Required task
Lines from the one containing "Convert this chart" to the one containing "import * as", both lines included, are to be extracted exactly from the data below; pictures are excluded.

**********

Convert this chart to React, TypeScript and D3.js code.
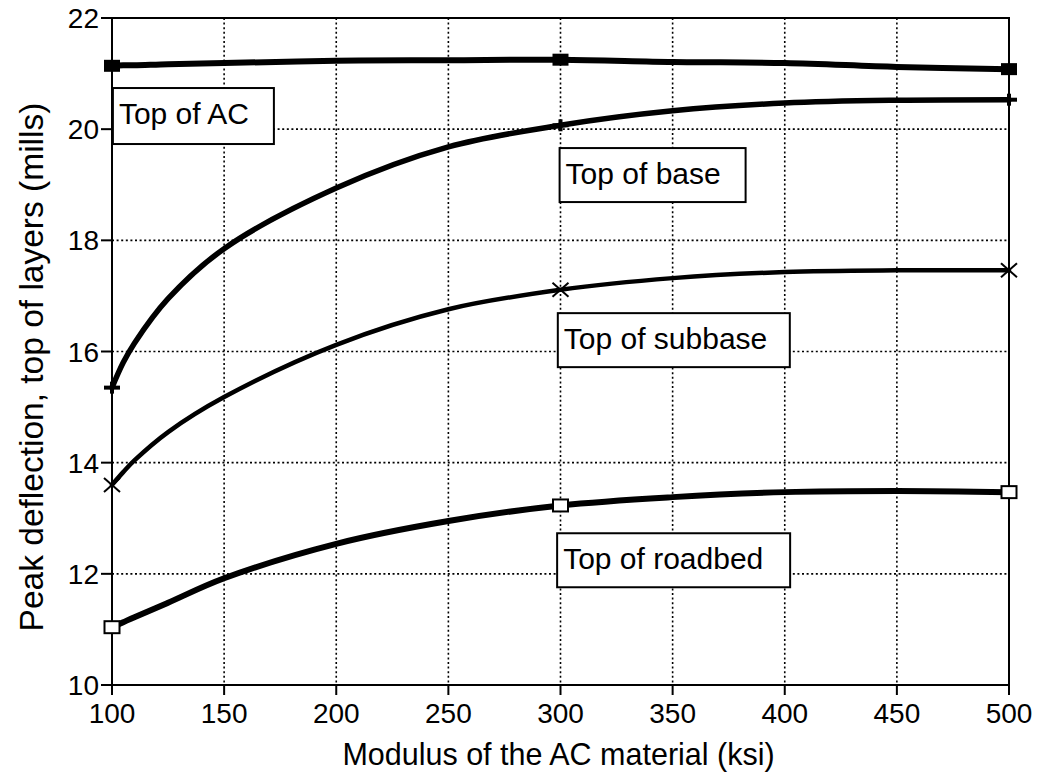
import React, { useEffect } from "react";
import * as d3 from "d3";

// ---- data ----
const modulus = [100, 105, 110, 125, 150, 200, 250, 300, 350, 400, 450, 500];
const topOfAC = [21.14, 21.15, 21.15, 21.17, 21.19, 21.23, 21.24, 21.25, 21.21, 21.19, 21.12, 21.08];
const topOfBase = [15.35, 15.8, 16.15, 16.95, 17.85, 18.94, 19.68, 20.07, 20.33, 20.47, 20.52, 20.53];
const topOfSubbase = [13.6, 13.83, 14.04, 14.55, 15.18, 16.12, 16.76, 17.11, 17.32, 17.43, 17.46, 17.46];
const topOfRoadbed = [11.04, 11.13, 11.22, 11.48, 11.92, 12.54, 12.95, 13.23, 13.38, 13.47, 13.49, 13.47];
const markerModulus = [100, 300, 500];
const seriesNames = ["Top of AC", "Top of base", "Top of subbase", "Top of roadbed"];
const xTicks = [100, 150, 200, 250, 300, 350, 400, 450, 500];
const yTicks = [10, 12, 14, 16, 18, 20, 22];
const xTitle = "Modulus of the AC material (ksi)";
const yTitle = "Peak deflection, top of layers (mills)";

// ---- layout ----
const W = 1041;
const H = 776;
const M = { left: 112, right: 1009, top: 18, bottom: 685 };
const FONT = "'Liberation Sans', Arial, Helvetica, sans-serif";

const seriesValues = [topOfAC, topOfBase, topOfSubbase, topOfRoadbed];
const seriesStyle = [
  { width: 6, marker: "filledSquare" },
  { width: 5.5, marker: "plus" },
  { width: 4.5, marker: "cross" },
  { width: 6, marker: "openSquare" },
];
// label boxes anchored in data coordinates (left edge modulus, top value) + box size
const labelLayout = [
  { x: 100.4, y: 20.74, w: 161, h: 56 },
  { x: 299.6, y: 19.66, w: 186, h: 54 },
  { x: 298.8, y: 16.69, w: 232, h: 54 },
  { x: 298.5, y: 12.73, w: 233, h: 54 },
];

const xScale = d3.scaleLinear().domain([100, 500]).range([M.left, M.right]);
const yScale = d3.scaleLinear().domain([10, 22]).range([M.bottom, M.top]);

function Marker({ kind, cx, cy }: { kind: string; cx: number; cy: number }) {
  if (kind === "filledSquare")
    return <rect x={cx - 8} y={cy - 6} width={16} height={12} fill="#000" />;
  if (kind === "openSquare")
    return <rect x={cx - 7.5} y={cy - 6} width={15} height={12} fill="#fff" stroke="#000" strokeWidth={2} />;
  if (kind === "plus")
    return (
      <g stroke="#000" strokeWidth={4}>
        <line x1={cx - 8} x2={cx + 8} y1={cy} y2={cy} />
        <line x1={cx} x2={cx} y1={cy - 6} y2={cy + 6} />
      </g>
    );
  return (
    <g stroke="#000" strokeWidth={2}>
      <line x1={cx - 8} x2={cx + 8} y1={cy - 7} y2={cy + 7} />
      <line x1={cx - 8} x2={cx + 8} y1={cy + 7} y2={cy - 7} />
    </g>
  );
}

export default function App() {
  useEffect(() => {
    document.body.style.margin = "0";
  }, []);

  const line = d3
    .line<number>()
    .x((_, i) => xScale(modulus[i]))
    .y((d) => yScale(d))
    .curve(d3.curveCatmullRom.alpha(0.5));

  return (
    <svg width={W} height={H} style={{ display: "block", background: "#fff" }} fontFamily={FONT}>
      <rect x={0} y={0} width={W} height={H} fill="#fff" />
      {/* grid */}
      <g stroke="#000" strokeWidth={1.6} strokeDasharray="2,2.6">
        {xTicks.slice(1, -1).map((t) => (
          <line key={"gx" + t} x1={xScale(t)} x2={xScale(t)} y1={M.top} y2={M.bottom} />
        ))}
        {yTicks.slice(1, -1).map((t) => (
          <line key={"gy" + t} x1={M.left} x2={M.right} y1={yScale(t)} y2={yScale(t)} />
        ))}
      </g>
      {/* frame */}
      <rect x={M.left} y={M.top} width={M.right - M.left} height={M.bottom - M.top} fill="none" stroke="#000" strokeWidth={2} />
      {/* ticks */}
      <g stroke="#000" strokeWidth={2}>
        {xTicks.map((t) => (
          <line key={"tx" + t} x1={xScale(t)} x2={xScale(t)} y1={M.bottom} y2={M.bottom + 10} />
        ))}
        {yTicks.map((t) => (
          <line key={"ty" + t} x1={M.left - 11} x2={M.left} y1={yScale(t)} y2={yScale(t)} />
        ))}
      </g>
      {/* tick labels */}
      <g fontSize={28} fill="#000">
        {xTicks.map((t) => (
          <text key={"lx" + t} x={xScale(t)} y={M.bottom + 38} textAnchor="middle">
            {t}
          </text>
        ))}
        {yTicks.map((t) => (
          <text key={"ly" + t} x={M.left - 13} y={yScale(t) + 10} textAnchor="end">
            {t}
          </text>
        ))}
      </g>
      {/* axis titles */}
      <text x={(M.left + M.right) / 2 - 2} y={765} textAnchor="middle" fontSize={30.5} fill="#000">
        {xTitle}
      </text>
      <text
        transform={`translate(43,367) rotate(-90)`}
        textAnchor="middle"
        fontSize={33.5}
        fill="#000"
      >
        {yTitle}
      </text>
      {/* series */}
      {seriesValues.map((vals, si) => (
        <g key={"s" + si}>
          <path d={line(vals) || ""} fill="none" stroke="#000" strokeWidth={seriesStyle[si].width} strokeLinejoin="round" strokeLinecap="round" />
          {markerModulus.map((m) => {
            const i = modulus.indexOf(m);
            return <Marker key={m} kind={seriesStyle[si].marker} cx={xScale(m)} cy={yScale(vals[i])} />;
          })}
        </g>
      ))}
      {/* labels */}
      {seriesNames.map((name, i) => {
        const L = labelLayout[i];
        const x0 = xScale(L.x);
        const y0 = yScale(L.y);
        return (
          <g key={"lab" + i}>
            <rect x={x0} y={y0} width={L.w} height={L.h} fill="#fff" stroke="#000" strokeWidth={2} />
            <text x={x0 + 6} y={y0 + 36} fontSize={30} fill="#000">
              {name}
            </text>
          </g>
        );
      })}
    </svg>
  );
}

**********

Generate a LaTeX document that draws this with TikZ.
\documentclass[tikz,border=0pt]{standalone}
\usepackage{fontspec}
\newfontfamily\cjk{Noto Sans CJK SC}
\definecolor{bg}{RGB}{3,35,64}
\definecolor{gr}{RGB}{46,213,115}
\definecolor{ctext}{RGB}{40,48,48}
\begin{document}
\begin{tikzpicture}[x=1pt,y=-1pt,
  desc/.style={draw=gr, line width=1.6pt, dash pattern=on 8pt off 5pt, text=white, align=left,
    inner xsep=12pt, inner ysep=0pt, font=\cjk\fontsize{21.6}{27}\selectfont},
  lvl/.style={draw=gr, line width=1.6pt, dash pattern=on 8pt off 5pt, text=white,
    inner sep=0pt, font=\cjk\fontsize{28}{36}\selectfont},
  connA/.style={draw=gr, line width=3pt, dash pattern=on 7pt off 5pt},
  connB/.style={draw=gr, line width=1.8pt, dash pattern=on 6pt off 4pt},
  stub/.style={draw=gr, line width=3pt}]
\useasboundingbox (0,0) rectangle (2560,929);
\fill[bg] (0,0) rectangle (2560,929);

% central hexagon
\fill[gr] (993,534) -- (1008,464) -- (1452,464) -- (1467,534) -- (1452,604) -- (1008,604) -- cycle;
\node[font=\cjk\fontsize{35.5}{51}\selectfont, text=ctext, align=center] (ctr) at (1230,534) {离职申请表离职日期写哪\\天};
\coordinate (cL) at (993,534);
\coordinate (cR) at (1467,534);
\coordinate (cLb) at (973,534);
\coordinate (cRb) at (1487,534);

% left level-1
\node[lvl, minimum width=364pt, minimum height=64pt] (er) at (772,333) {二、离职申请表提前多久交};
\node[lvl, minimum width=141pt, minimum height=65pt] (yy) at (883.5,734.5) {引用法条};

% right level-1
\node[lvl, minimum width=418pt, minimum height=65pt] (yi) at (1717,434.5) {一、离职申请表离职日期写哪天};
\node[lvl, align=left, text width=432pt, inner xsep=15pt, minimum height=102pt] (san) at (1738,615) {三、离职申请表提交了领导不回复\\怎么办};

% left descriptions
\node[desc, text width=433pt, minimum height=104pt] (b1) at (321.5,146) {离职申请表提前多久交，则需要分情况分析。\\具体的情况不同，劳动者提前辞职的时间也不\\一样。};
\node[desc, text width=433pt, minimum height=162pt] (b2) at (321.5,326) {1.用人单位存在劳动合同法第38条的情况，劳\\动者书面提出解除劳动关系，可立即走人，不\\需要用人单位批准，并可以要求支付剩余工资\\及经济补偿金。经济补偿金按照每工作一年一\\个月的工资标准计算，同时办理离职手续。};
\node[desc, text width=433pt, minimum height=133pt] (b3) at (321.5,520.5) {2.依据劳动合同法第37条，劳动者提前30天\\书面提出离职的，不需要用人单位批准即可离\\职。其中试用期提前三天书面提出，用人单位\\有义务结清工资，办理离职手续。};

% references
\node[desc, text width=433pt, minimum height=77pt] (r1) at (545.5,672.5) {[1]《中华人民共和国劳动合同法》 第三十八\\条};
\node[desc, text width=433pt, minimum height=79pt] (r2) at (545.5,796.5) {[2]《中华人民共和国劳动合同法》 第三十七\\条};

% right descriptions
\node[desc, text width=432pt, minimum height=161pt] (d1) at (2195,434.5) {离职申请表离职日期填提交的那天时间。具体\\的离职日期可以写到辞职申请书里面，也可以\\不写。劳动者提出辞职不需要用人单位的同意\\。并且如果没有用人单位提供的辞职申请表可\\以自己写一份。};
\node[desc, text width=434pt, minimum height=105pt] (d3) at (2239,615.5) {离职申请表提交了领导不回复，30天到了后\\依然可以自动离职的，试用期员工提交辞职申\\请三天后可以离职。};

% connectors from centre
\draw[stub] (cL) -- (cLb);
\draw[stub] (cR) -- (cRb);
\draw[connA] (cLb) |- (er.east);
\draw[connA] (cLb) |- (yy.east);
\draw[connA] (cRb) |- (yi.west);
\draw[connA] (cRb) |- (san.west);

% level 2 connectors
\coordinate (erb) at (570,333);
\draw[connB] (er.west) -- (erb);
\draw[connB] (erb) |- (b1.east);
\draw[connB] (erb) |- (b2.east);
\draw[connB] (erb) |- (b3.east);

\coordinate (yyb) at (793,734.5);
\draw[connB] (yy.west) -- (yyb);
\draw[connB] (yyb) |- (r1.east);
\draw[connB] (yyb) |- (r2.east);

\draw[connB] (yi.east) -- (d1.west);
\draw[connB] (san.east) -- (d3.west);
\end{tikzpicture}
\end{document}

**********

Reply to the task
Convert this chart to React, TypeScript and D3.js code.
import React, { useEffect } from "react";
import * as d3 from "d3";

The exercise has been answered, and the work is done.